In Japan, we promote initiatives to strengthen information management throughout the year, led by the Japan Confidentiality Committee.

The Global Confidentiality Committee and Japan Confidentiality Committee are collaborating in responding to cyberattacks that have become increasingly sophisticated and complex in recent years and are implementing initiatives for strengthening information security.

Protection of Personal Information

In each department subject to Honda’s personal information management policy, the Company appoints persons to handle information, supervise information and manage information and requires all of them to receive training on the protection of personal information.

Also, restrictions are placed on access to digital data containing personal information and an access log is kept. Personal information in print form is stored with rigorous security, including in cabinets with locks.

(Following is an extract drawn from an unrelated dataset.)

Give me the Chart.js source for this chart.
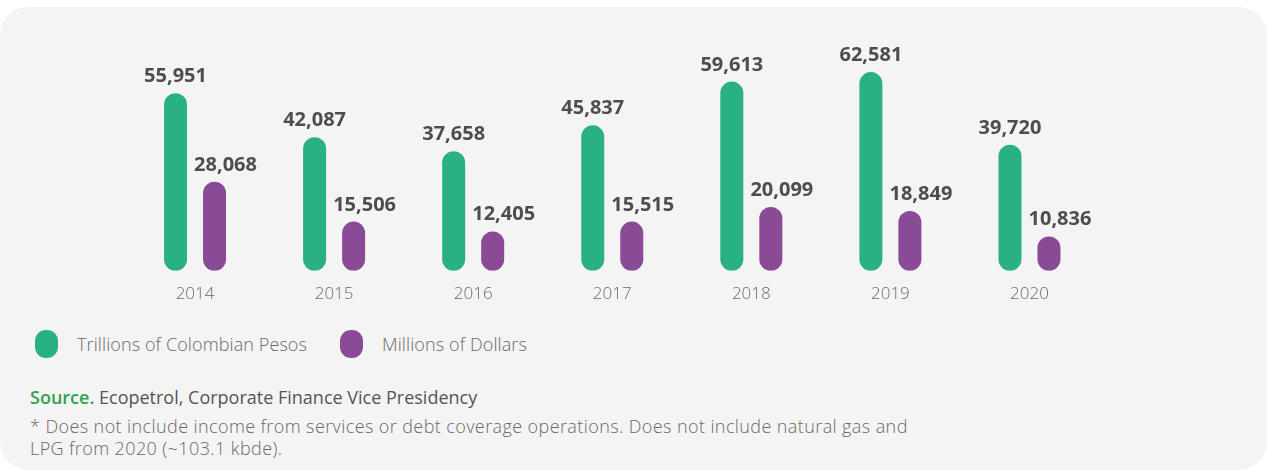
<!DOCTYPE html>
<html>
<head>
<meta charset="utf-8">
<script src="https://cdn.jsdelivr.net/npm/chart.js@4"></script>
<style>
  html, body { margin: 0; padding: 0; background: #ffffff; width: 1267px; height: 470px; overflow: hidden; font-family: "Open Sans", sans-serif; }
  #card { position: absolute; left: 0; top: 7px; width: 1267px; height: 463px; background: #f4f4f4; border-radius: 28px; }
  #chartWrap { position: absolute; left: 0; top: 0; width: 1267px; height: 325px; }
  #legend { position: absolute; left: 35px; top: 330px; display: flex; align-items: center; }
  .lg-item { display: flex; align-items: center; margin-right: 33px; }
  .lg-swatch { width: 23px; height: 28px; border-radius: 11px; margin-right: 19px; }
  .lg-text { font-size: 18px; color: #6a6a6a; font-weight: 300; letter-spacing: 0.1px; }
  #source { position: absolute; left: 30px; top: 385px; font-size: 18px; color: #555; }
  #source b { color: #2ea24e; font-weight: 600; }
  #note { position: absolute; left: 30px; top: 415px; font-size: 18px; line-height: 22px; color: #6a6a6a; font-weight: 300; width: 920px; letter-spacing: 0.4px; }
</style>
</head>
<body>
<div id="card"></div>
<div id="chartWrap"><canvas id="c" width="1267" height="325"></canvas></div>
<div id="legend"></div>
<div id="source"><b>Source.</b> Ecopetrol, Corporate Finance Vice Presidency</div>
<div id="note">* Does not include income from services or debt coverage operations. Does not include natural gas and<br>LPG from 2020 (~103.1 kbde).</div>
<script>
const years = ["2014", "2015", "2016", "2017", "2018", "2019", "2020"];
const pesos = [55951, 42087, 37658, 45837, 59613, 62581, 39720];
const dollars = [28068, 15506, 12405, 15515, 20099, 18849, 10836];
const seriesNames = ["Trillions of Colombian Pesos", "Millions of Dollars"];
const seriesColors = ["#2ab182", "#8a4a96"];

const labelPlugin = {
  id: 'valueLabels',
  afterDatasetsDraw(chart) {
    const ctx = chart.ctx;
    ctx.save();
    ctx.font = 'bold 20px "Open Sans", sans-serif';
    ctx.fillStyle = '#4d4d4d';
    ctx.textAlign = 'center';
    ctx.textBaseline = 'alphabetic';
    chart.data.datasets.forEach((ds, di) => {
      const meta = chart.getDatasetMeta(di);
      meta.data.forEach((bar, i) => {
        const v = ds.data[i];
        const txt = v.toLocaleString('en-US');
        const dx = di === 1 ? 11 : 0;
        ctx.fillText(txt, bar.x + dx, bar.y - 11);
      });
    });
    ctx.restore();
  }
};

const chart = new Chart(document.getElementById('c'), {
  type: 'bar',
  data: {
    labels: years,
    datasets: [
      { label: seriesNames[0], data: pesos, backgroundColor: seriesColors[0], borderRadius: 12, borderSkipped: false },
      { label: seriesNames[1], data: dollars, backgroundColor: seriesColors[1], borderRadius: 12, borderSkipped: false }
    ]
  },
  options: {
    responsive: false,
    animation: false,
    devicePixelRatio: 1,
    categoryPercentage: 0.561,
    barPercentage: 0.59,
    layout: { padding: { left: 125.5, right: 168, top: 40, bottom: 7.8 } },
    plugins: { legend: { display: false }, tooltip: { enabled: false } },
    scales: {
      x: {
        grid: { display: false, drawTicks: false },
        border: { display: false },
        ticks: { padding: 13, color: '#6a6a6a', font: { family: '"Open Sans", sans-serif', size: 17, weight: 300 } }
      },
      y: { display: false, min: 0, max: 72700 }
    }
  },
  plugins: [labelPlugin]
});

const legend = document.getElementById('legend');
chart.data.datasets.forEach(ds => {
  const item = document.createElement('div');
  item.className = 'lg-item';
  const sw = document.createElement('div');
  sw.className = 'lg-swatch';
  sw.style.background = ds.backgroundColor;
  const tx = document.createElement('span');
  tx.className = 'lg-text';
  tx.textContent = ds.label;
  item.appendChild(sw);
  item.appendChild(tx);
  legend.appendChild(item);
});
</script>
</body>
</html>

The Company conducts a review of personal information at least once each year and any unnecessary personal information is deleted.

In Japan, Honda formulated a new Specific Personal Information Management Policy in November 2015 in response to the enactment of the Japanese “My Number Act.” Honda has also made an appropriate response to the Amended Act on the Protection of Personal Information, which took full effect in May 2017.

In FY2018, no complaints were filed with Honda globally concerning any leak of personal information.